The five New York City pension plans have sued BP PLC trying to recover investment losses for what they allege were “misleading statements” by the oil company before and after the explosion and oil leak at a BP offshore oil drilling platform in the Gulf of Mexico.
BP's platform, Deepwater Horizon, exploded on April 20, 2010, killing 11 workers.
“BP failed to disclose to shareowners the serious risks involved in its offshore drilling operation,” New York City Comptroller John Liu said in a news release Friday. “After the spill began, it misleadingly attempted to minimize the extent of the damage and the cost to shareowners.”
Mr. Liu is investment adviser to, and custodian and trustee of, the five city pension funds with aggregate assets of $127.5 billion. Matthew Sweeney, a spokesman for Mr. Liu, said in an e-mail that the pension plans owned 2.82 million shares of BP stock worth $19.3 million as of April 15 this year.
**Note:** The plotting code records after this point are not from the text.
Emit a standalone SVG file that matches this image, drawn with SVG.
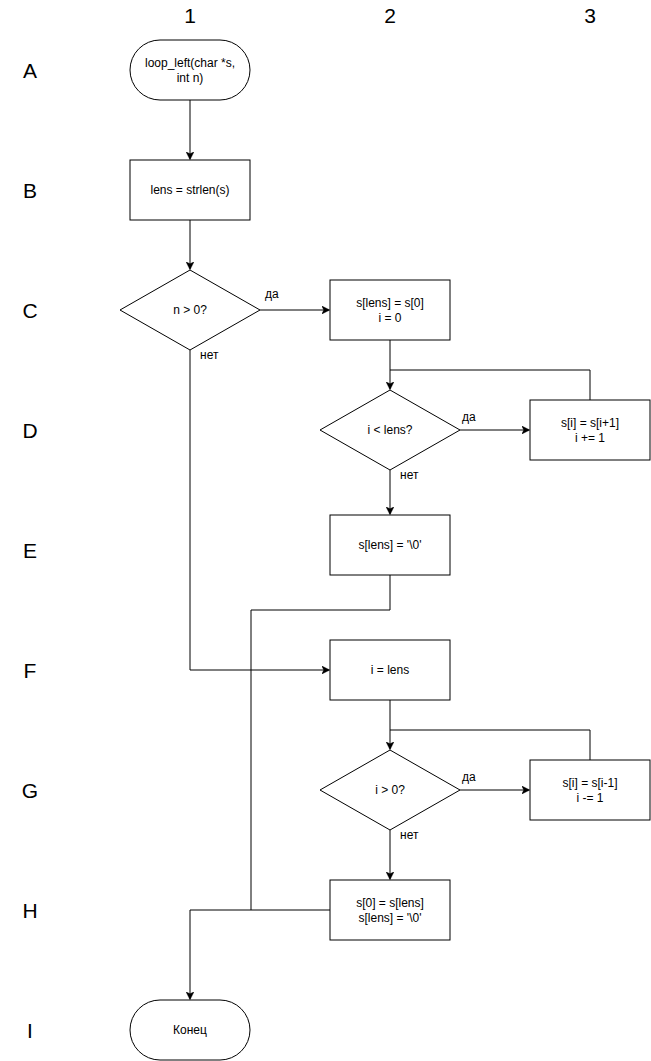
<svg xmlns="http://www.w3.org/2000/svg" width="651" height="1061" viewBox="0 0 651 1061">
  <style>
    .shape { fill: #ffffff; stroke: #000000; stroke-width: 1; }
    .edge { fill: none; stroke: #000000; stroke-width: 1; }
    .label { font-family: "Liberation Sans", Arial, sans-serif; font-size: 12px; fill: #000000; text-anchor: middle; }
    .edge-label { font-family: "Liberation Sans", Arial, sans-serif; font-size: 12px; fill: #000000; }
    .grid { font-family: "Liberation Sans", Arial, sans-serif; font-size: 21px; fill: #000000; text-anchor: middle; }
  </style>
  <defs>
    <marker id="arrow" viewBox="0 0 10 10" refX="9" refY="5" markerWidth="8" markerHeight="8" markerUnits="userSpaceOnUse" orient="auto">
      <path d="M0,0 L10,5 L0,10 L2.5,5 Z" fill="#000000" stroke="#000000" stroke-width="0.5"/>
    </marker>
  </defs>
  <rect width="651" height="1061" fill="#ffffff"/>

  <!-- column and row grid labels -->
  <g id="grid">
    <text class="grid" x="190" y="23">1</text>
    <text class="grid" x="390" y="23">2</text>
    <text class="grid" x="590" y="23">3</text>
    <text class="grid" x="30" y="78">A</text>
    <text class="grid" x="30" y="198">B</text>
    <text class="grid" x="30" y="318">C</text>
    <text class="grid" x="30" y="438">D</text>
    <text class="grid" x="30" y="558">E</text>
    <text class="grid" x="30" y="678">F</text>
    <text class="grid" x="30" y="798">G</text>
    <text class="grid" x="30" y="918">H</text>
    <text class="grid" x="30" y="1038">I</text>
  </g>

  <!-- connectors -->
  <g id="connectors">
    <path class="edge" d="M190,100 L190,159" marker-end="url(#arrow)"/>
    <path class="edge" d="M190,220 L190,269" marker-end="url(#arrow)"/>
    <path class="edge" d="M260,310 L329,310" marker-end="url(#arrow)"/>
    <path class="edge" d="M190,350 L190,670 L329,670" marker-end="url(#arrow)"/>
    <path class="edge" d="M390,340 L390,389" marker-end="url(#arrow)"/>
    <path class="edge" d="M460,430 L529,430" marker-end="url(#arrow)"/>
    <path class="edge" d="M590,400 L590,370 L390,370"/>
    <path class="edge" d="M390,470 L390,514" marker-end="url(#arrow)"/>
    <path class="edge" d="M390,575 L390,610 L251,610 L251,910"/>
    <path class="edge" d="M390,700 L390,749" marker-end="url(#arrow)"/>
    <path class="edge" d="M460,790 L529,790" marker-end="url(#arrow)"/>
    <path class="edge" d="M590,760 L590,730 L390,730"/>
    <path class="edge" d="M390,830 L390,879" marker-end="url(#arrow)"/>
    <path class="edge" d="M330,910 L190,910 L190,999" marker-end="url(#arrow)"/>
    <text class="edge-label" x="265" y="298">да</text>
    <text class="edge-label" x="200" y="359">нет</text>
    <text class="edge-label" x="462" y="421">да</text>
    <text class="edge-label" x="400" y="479">нет</text>
    <text class="edge-label" x="462" y="781">да</text>
    <text class="edge-label" x="400" y="839">нет</text>
  </g>

  <g id="start">
    <rect class="shape" x="130" y="40" width="120" height="60" rx="30" ry="30"/>
    <text class="label" x="190" y="67">loop_left(char *s,</text>
    <text class="label" x="190" y="82">int n)</text>
  </g>

  <g id="lens-assign">
    <rect class="shape" x="130" y="160" width="120" height="60"/>
    <text class="label" x="190" y="194">lens = strlen(s)</text>
  </g>

  <g id="check-n">
    <polygon class="shape" points="190,270 260,310 190,350 120,310"/>
    <text class="label" x="190" y="314">n &gt; 0?</text>
  </g>

  <g id="save-first">
    <rect class="shape" x="330" y="280" width="120" height="60"/>
    <text class="label" x="390" y="307">s[lens] = s[0]</text>
    <text class="label" x="390" y="322">i = 0</text>
  </g>

  <g id="check-i-lens">
    <polygon class="shape" points="390,390 460,430 390,470 320,430"/>
    <text class="label" x="390" y="434">i &lt; lens?</text>
  </g>

  <g id="shift-left">
    <rect class="shape" x="530" y="400" width="120" height="60"/>
    <text class="label" x="590" y="427">s[i] = s[i+1]</text>
    <text class="label" x="590" y="442">i += 1</text>
  </g>

  <g id="terminate-left">
    <rect class="shape" x="330" y="515" width="120" height="60"/>
    <text class="label" x="390" y="549">s[lens] = '\0'</text>
  </g>

  <g id="i-assign">
    <rect class="shape" x="330" y="640" width="120" height="60"/>
    <text class="label" x="390" y="674">i = lens</text>
  </g>

  <g id="check-i-zero">
    <polygon class="shape" points="390,750 460,790 390,830 320,790"/>
    <text class="label" x="390" y="794">i &gt; 0?</text>
  </g>

  <g id="shift-right">
    <rect class="shape" x="530" y="760" width="120" height="60"/>
    <text class="label" x="590" y="787">s[i] = s[i-1]</text>
    <text class="label" x="590" y="802">i -= 1</text>
  </g>

  <g id="restore-first">
    <rect class="shape" x="330" y="880" width="120" height="60"/>
    <text class="label" x="390" y="907">s[0] = s[lens]</text>
    <text class="label" x="390" y="922">s[lens] = '\0'</text>
  </g>

  <g id="end">
    <rect class="shape" x="130" y="1000" width="120" height="60" rx="30" ry="30"/>
    <text class="label" x="190" y="1034">Конец</text>
  </g>
</svg>
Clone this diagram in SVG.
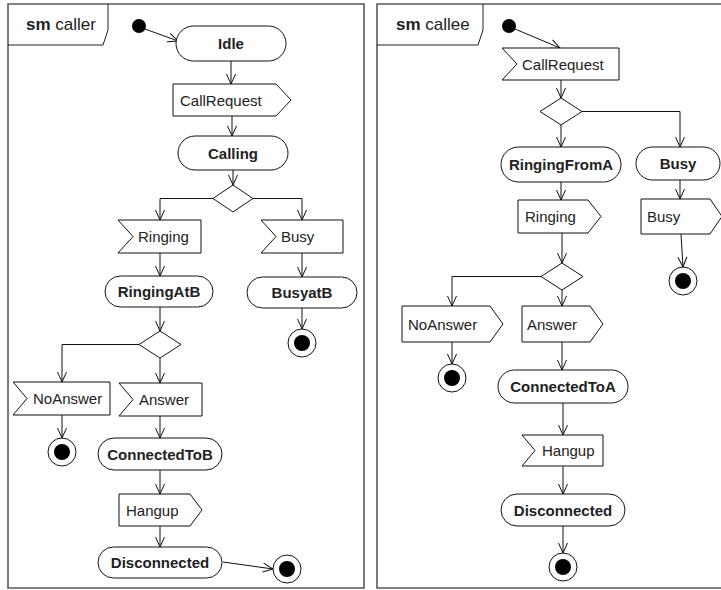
<svg xmlns="http://www.w3.org/2000/svg" width="721" height="590" viewBox="0 0 721 590">
  <style>
    .frame { fill: none; stroke: #5a5a5a; stroke-width: 1.6; }
    .tab { fill: none; stroke: #222; stroke-width: 1; }
    .shape { fill: #fff; stroke: #111; stroke-width: 1; }
    .edge { fill: none; stroke: #111; stroke-width: 1; marker-end: url(#arrow); }
    .init { fill: #000; }
    .final-ring { fill: #fff; stroke: #111; stroke-width: 1; }
    .final-dot { fill: #000; }
    .lbl { font-family: "Liberation Sans", Arial, sans-serif; font-size: 15px; fill: #222; }
    .state { font-family: "Liberation Sans", Arial, sans-serif; font-size: 15px; font-weight: bold; fill: #222; text-anchor: middle; }
    .title { font-family: "Liberation Sans", Arial, sans-serif; font-size: 17px; fill: #222; }
  </style>
  <defs>
    <marker id="arrow" markerUnits="userSpaceOnUse" markerWidth="12" markerHeight="12" refX="10" refY="4.5" orient="auto" overflow="visible">
      <path d="M0,0 L10,4.5 L0,9" fill="none" stroke="#111" stroke-width="1"/>
    </marker>
  </defs>

  <!-- ===== state machine: caller ===== -->
  <g id="frame-caller">
    <path class="frame" d="M8,4 H364 V588 H8 Z"/>
    <path class="tab" d="M8,45 H103 L108,30 V4"/>
    <text class="title" x="26" y="30"><tspan font-weight="bold">sm</tspan> caller</text>
  </g>

  <g id="caller-connectors">
    <line class="edge" x1="145" y1="29" x2="178" y2="41"/>
    <line class="edge" x1="231" y1="61" x2="231" y2="84"/>
    <line class="edge" x1="232" y1="116" x2="232" y2="136"/>
    <line class="edge" x1="233" y1="170" x2="233" y2="185"/>
    <path class="edge" d="M213,198.5 H160 V220"/>
    <path class="edge" d="M253,198.5 H302 V220"/>
    <line class="edge" x1="160" y1="253" x2="160" y2="276"/>
    <line class="edge" x1="302" y1="253" x2="302" y2="277"/>
    <line class="edge" x1="302" y1="308" x2="302" y2="329"/>
    <line class="edge" x1="160" y1="307" x2="160" y2="331"/>
    <path class="edge" d="M139,344.5 H62 V382"/>
    <line class="edge" x1="160" y1="358" x2="160" y2="383"/>
    <line class="edge" x1="62" y1="415" x2="62" y2="438"/>
    <line class="edge" x1="160" y1="416" x2="160" y2="438"/>
    <line class="edge" x1="160" y1="470" x2="160" y2="494"/>
    <line class="edge" x1="160" y1="526" x2="160" y2="547"/>
    <line class="edge" x1="223" y1="562" x2="273" y2="569"/>
  </g>

  <g id="caller-initial"><circle class="init" cx="139" cy="26" r="7"/></g>
  <g id="caller-idle">
    <rect class="shape" x="176" y="26" width="110" height="35" rx="17.5"/>
    <text class="state" x="231" y="49">Idle</text>
  </g>
  <g id="caller-callrequest">
    <polygon class="shape" points="173,84 276,84 291,100 276,116 173,116"/>
    <text class="lbl" x="180" y="105.5">CallRequest</text>
  </g>
  <g id="caller-calling">
    <rect class="shape" x="178" y="136" width="110" height="34" rx="17"/>
    <text class="state" x="233" y="158.5">Calling</text>
  </g>
  <g id="caller-choice1"><polygon class="shape" points="233,185 253,198.5 233,212 213,198.5"/></g>
  <g id="caller-ringing">
    <polygon class="shape" points="118,220 201,220 201,253 118,253 133,236.5"/>
    <text class="lbl" x="138" y="242">Ringing</text>
  </g>
  <g id="caller-busy">
    <polygon class="shape" points="261,220 343,220 343,253 261,253 276,236.5"/>
    <text class="lbl" x="281" y="242">Busy</text>
  </g>
  <g id="caller-ringingatb">
    <rect class="shape" x="105" y="276" width="108" height="31" rx="15.5"/>
    <text class="state" x="159" y="297">RingingAtB</text>
  </g>
  <g id="caller-busyatb">
    <rect class="shape" x="247" y="277" width="110" height="31" rx="15.5"/>
    <text class="state" x="302" y="298">BusyatB</text>
  </g>
  <g id="caller-final-busy">
    <circle class="final-ring" cx="302" cy="343" r="14"/>
    <circle class="final-dot" cx="302" cy="343" r="8"/>
  </g>
  <g id="caller-choice2"><polygon class="shape" points="160,331 181,344.5 160,358 139,344.5"/></g>
  <g id="caller-noanswer">
    <polygon class="shape" points="13,382 110,382 110,415 13,415 27,398.5"/>
    <text class="lbl" x="33" y="404">NoAnswer</text>
  </g>
  <g id="caller-answer">
    <polygon class="shape" points="119,383 202,383 202,416 119,416 133,399.5"/>
    <text class="lbl" x="139" y="405">Answer</text>
  </g>
  <g id="caller-final-noanswer">
    <circle class="final-ring" cx="62" cy="452" r="14"/>
    <circle class="final-dot" cx="62" cy="452" r="8"/>
  </g>
  <g id="caller-connectedtob">
    <rect class="shape" x="98" y="438" width="124" height="32" rx="16"/>
    <text class="state" x="160" y="459.5">ConnectedToB</text>
  </g>
  <g id="caller-hangup">
    <polygon class="shape" points="119,494 190,494 202,510 190,526 119,526"/>
    <text class="lbl" x="126" y="515.5">Hangup</text>
  </g>
  <g id="caller-disconnected">
    <rect class="shape" x="98" y="547" width="124" height="31" rx="15.5"/>
    <text class="state" x="160" y="568">Disconnected</text>
  </g>
  <g id="caller-final-end">
    <circle class="final-ring" cx="287" cy="569" r="14"/>
    <circle class="final-dot" cx="287" cy="569" r="8"/>
  </g>

  <!-- ===== state machine: callee ===== -->
  <g id="frame-callee">
    <path class="frame" d="M725,4 H377 V588 H725"/>
    <path class="tab" d="M377,45 H478 L483,30 V4"/>
    <text class="title" x="396" y="30"><tspan font-weight="bold">sm</tspan> callee</text>
  </g>

  <g id="callee-connectors">
    <line class="edge" x1="515" y1="29" x2="560" y2="48"/>
    <line class="edge" x1="561" y1="80" x2="561" y2="98"/>
    <path class="edge" d="M582,111.5 H680 V147"/>
    <line class="edge" x1="561" y1="125" x2="561" y2="147"/>
    <line class="edge" x1="561" y1="182" x2="561" y2="200"/>
    <line class="edge" x1="680" y1="180" x2="680" y2="199"/>
    <line class="edge" x1="681" y1="234" x2="683" y2="267"/>
    <line class="edge" x1="562" y1="233" x2="562" y2="263"/>
    <path class="edge" d="M541,276.5 H452 V306"/>
    <line class="edge" x1="562" y1="290" x2="562" y2="306"/>
    <line class="edge" x1="452" y1="342" x2="452" y2="364"/>
    <line class="edge" x1="562" y1="342" x2="562" y2="370"/>
    <line class="edge" x1="563" y1="403" x2="563" y2="435"/>
    <line class="edge" x1="563" y1="466" x2="563" y2="494"/>
    <line class="edge" x1="563" y1="526" x2="563" y2="553"/>
  </g>

  <g id="callee-initial"><circle class="init" cx="509" cy="26" r="7"/></g>
  <g id="callee-callrequest">
    <polygon class="shape" points="502,48 619,48 619,80 502,80 517,64"/>
    <text class="lbl" x="522" y="69.5">CallRequest</text>
  </g>
  <g id="callee-choice1"><polygon class="shape" points="561,98 582,111.5 561,125 540,111.5"/></g>
  <g id="callee-ringingfroma">
    <rect class="shape" x="501" y="147" width="120" height="35" rx="17.5"/>
    <text class="state" x="561" y="170">RingingFromA</text>
  </g>
  <g id="callee-busy-state">
    <rect class="shape" x="636" y="147" width="84" height="33" rx="16.5"/>
    <text class="state" x="678" y="169">Busy</text>
  </g>
  <g id="callee-ringing">
    <polygon class="shape" points="518,200 588,200 601,216.5 588,233 518,233"/>
    <text class="lbl" x="525" y="222">Ringing</text>
  </g>
  <g id="callee-busy-signal">
    <polygon class="shape" points="641,199 710,199 722,216.5 710,234 641,234"/>
    <text class="lbl" x="647" y="222">Busy</text>
  </g>
  <g id="callee-final-busy">
    <circle class="final-ring" cx="683" cy="281" r="14"/>
    <circle class="final-dot" cx="683" cy="281" r="8"/>
  </g>
  <g id="callee-choice2"><polygon class="shape" points="562,263 583,276.5 562,290 541,276.5"/></g>
  <g id="callee-noanswer">
    <polygon class="shape" points="402,306 490,306 503,324 490,342 402,342"/>
    <text class="lbl" x="408" y="329.5">NoAnswer</text>
  </g>
  <g id="callee-answer">
    <polygon class="shape" points="522,306 590,306 603,324 590,342 522,342"/>
    <text class="lbl" x="527" y="329.5">Answer</text>
  </g>
  <g id="callee-final-noanswer">
    <circle class="final-ring" cx="452" cy="378" r="14"/>
    <circle class="final-dot" cx="452" cy="378" r="8"/>
  </g>
  <g id="callee-connectedtoa">
    <rect class="shape" x="498" y="370" width="130" height="33" rx="16.5"/>
    <text class="state" x="563" y="392">ConnectedToA</text>
  </g>
  <g id="callee-hangup">
    <polygon class="shape" points="522,435 603,435 603,466 522,466 535,450.5"/>
    <text class="lbl" x="542" y="456">Hangup</text>
  </g>
  <g id="callee-disconnected">
    <rect class="shape" x="501" y="494" width="124" height="32" rx="16"/>
    <text class="state" x="563" y="515.5">Disconnected</text>
  </g>
  <g id="callee-final-end">
    <circle class="final-ring" cx="563" cy="567" r="14"/>
    <circle class="final-dot" cx="563" cy="567" r="8"/>
  </g>
</svg>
The complaint was filed in U.S. District Court in New York on April 17 under seal. It was unsealed on Friday. The pension funds say they collectively lost “tens of millions of dollars as a result of BP misleading statements,” the complaint said.
“Defendants minimized the magnitude of the oil spill, overstated BP's ability to control it, and understated the amount of money BP would have to pay to clean it up,” the complaint said. “As defendants knew, but concealed, containing the spill was like trying to toss a hat on a fire hose.”
BP spokesman Scott Dean declined to comment.